═══ DATA PROVIDED

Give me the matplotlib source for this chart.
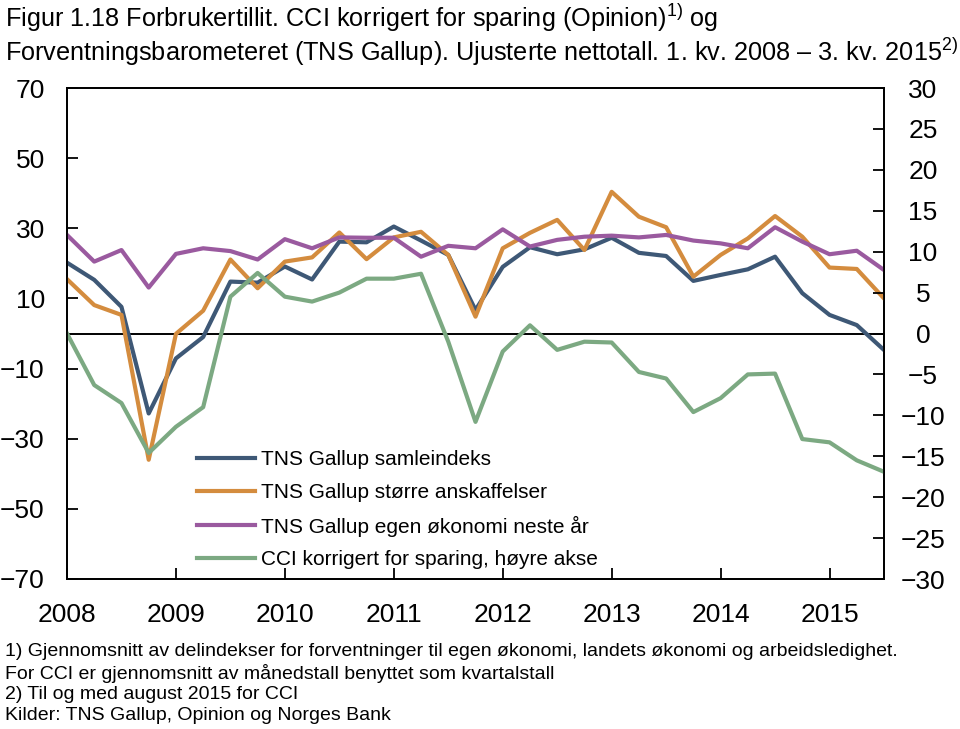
import matplotlib
matplotlib.use("Agg")
import matplotlib.pyplot as plt
from matplotlib import font_manager

# ---- data ----
quarters = list(range(31))  # 2008Q1 .. 2015Q3
year_labels = ["2008", "2009", "2010", "2011", "2012", "2013", "2014", "2015"]
samleindeks = [20.2, 15.3, 7.6, -22.8, -7.1, -1.0, 14.8, 14.5, 19.1, 15.4, 26.2, 26.0, 30.5, 26.5, 22.4,
               6.7, 19.0, 24.6, 22.6, 24.0, 27.3, 23.0, 22.1, 15.0, 16.7, 18.3, 21.9, 11.5, 5.3, 2.4, -4.7]
storre_anskaffelser = [15.5, 8.1, 5.3, -36.0, -0.1, 6.5, 21.1, 12.9, 20.5, 21.7, 28.8, 21.2, 27.4, 29.0, 22.4,
                       4.8, 24.3, 28.7, 32.4, 23.8, 40.4, 33.3, 30.3, 16.2, 22.4, 27.1, 33.5, 27.6, 18.8, 18.4, 10.0]
egen_okonomi = [28.1, 20.5, 23.8, 13.1, 22.7, 24.3, 23.5, 21.1, 26.9, 24.3, 27.4, 27.3, 27.3, 21.9, 25.0,
                24.3, 29.7, 24.8, 26.7, 27.6, 27.9, 27.4, 28.1, 26.5, 25.7, 24.3, 30.3, 26.2, 22.6, 23.6, 18.1]
cci = [0.0, -6.3, -8.5, -14.6, -11.4, -9.0, 4.5, 7.4, 4.5, 3.9, 5.0, 6.7, 6.7, 7.3, -1.0,
       -10.8, -2.2, 1.0, -2.0, -1.0, -1.1, -4.7, -5.5, -9.6, -7.9, -5.0, -4.9, -12.9, -13.3, -15.5, -16.9]
left_ticks = [70, 50, 30, 10, -10, -30, -50, -70]
right_ticks = [30, 25, 20, 15, 10, 5, 0, -5, -10, -15, -20, -25, -30]
series_names = ["TNS Gallup samleindeks", "TNS Gallup større anskaffelser",
                "TNS Gallup egen økonomi neste år", "CCI korrigert for sparing, høyre akse"]

available = {f.name for f in font_manager.fontManager.ttflist}
narrow = "Liberation Sans Narrow" if "Liberation Sans Narrow" in available else "Liberation Sans"

plt.rcParams['font.family'] = ['Liberation Sans', 'DejaVu Sans']
plt.rcParams['mathtext.fontset'] = 'custom'
plt.rcParams['mathtext.rm'] = narrow
plt.rcParams['mathtext.default'] = 'rm'

c_blue = "#3e5876"
c_orange = "#d48c3e"
c_purple = "#9a5a9f"
c_green = "#7ca982"
lw = 3.0

fig = plt.figure(figsize=(9.6, 7.29), dpi=100)
ax = fig.add_axes([67/960, 1-579/729, 817/960, 491/729])
ax2 = ax.twinx()

ax.axhline(0, color="black", lw=1.4, zorder=1)
l1, = ax.plot(quarters, samleindeks, color=c_blue, lw=lw, label=series_names[0], zorder=3)
l2, = ax.plot(quarters, storre_anskaffelser, color=c_orange, lw=lw, label=series_names[1], zorder=4)
l3, = ax.plot(quarters, egen_okonomi, color=c_purple, lw=lw, label=series_names[2], zorder=5)
l4, = ax2.plot(quarters, cci, color=c_green, lw=lw, label=series_names[3])

ax.set_xlim(0, 30)
ax.set_ylim(-70, 70)
ax2.set_ylim(-30, 30)

ax.set_yticks(left_ticks)
ax.set_yticklabels([str(v).replace("-", "\u2212") for v in left_ticks])
ax2.set_yticks(right_ticks)
ax2.set_yticklabels([str(v).replace("-", "\u2212") for v in right_ticks])
ax.set_xticks([0, 4, 8, 12, 16, 20, 24, 28])
ax.set_xticklabels(year_labels)

for a in (ax, ax2):
    for s in a.spines.values():
        s.set_linewidth(1.3)
ax.tick_params(axis='y', direction='in', length=8, width=1.3, labelsize=19, pad=16)
ax.tick_params(axis='x', direction='in', length=8, width=1.3, labelsize=19, pad=17)
ax2.tick_params(axis='y', direction='in', length=8, width=1.3, labelsize=19, pad=28)
for t in ax2.get_yticklabels():
    t.set_horizontalalignment('center')

leg = ax.legend(handles=[l1, l2, l3, l4], loc='upper left', bbox_to_anchor=(0.159, 0.262),
                frameon=False, fontsize=15, handlelength=2.8, handletextpad=0.3,
                labelspacing=0.65, borderpad=0, borderaxespad=0)
for h in leg.get_lines():
    h.set_linewidth(3)

title_fs = 18.2
fig.text(5/960, 1-18/729, r"Figur 1.18 Forbrukertillit. CCI korrigert for sparing (Opinion)$^{1)}$ og",
         fontsize=title_fs, family=[narrow, 'DejaVu Sans'], va='center', ha='left')
fig.text(5/960, 1-52/729,
         r"Forventningsbarometeret (TNS Gallup). Ujusterte nettotall. 1. kv. 2008 – 3. kv. 2015$^{2)}$",
         fontsize=title_fs, family=[narrow, 'DejaVu Sans'], va='center', ha='left')

notes = ["1) Gjennomsnitt av delindekser for forventninger til egen økonomi, landets økonomi og arbeidsledighet.",
         "For CCI er gjennomsnitt av månedstall benyttet som kvartalstall",
         "2) Til og med august 2015 for CCI",
         "Kilder: TNS Gallup, Opinion og Norges Bank"]
for i, n in enumerate(notes):
    fig.text(5/960, 1-(652 + i*21.3)/729, n, fontsize=14, va='center', ha='left')

fig.savefig("out.png", dpi=100)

══════

▶ WORK REQUIRED
Exactly restate the lines from the beginning of the data through the line with "from matplotlib import font_manager", and no others, keeping pictures out.

▶ RESULT FOR THIS TASK
Give me the matplotlib source for this chart.
import matplotlib
matplotlib.use("Agg")
import matplotlib.pyplot as plt
from matplotlib import font_manager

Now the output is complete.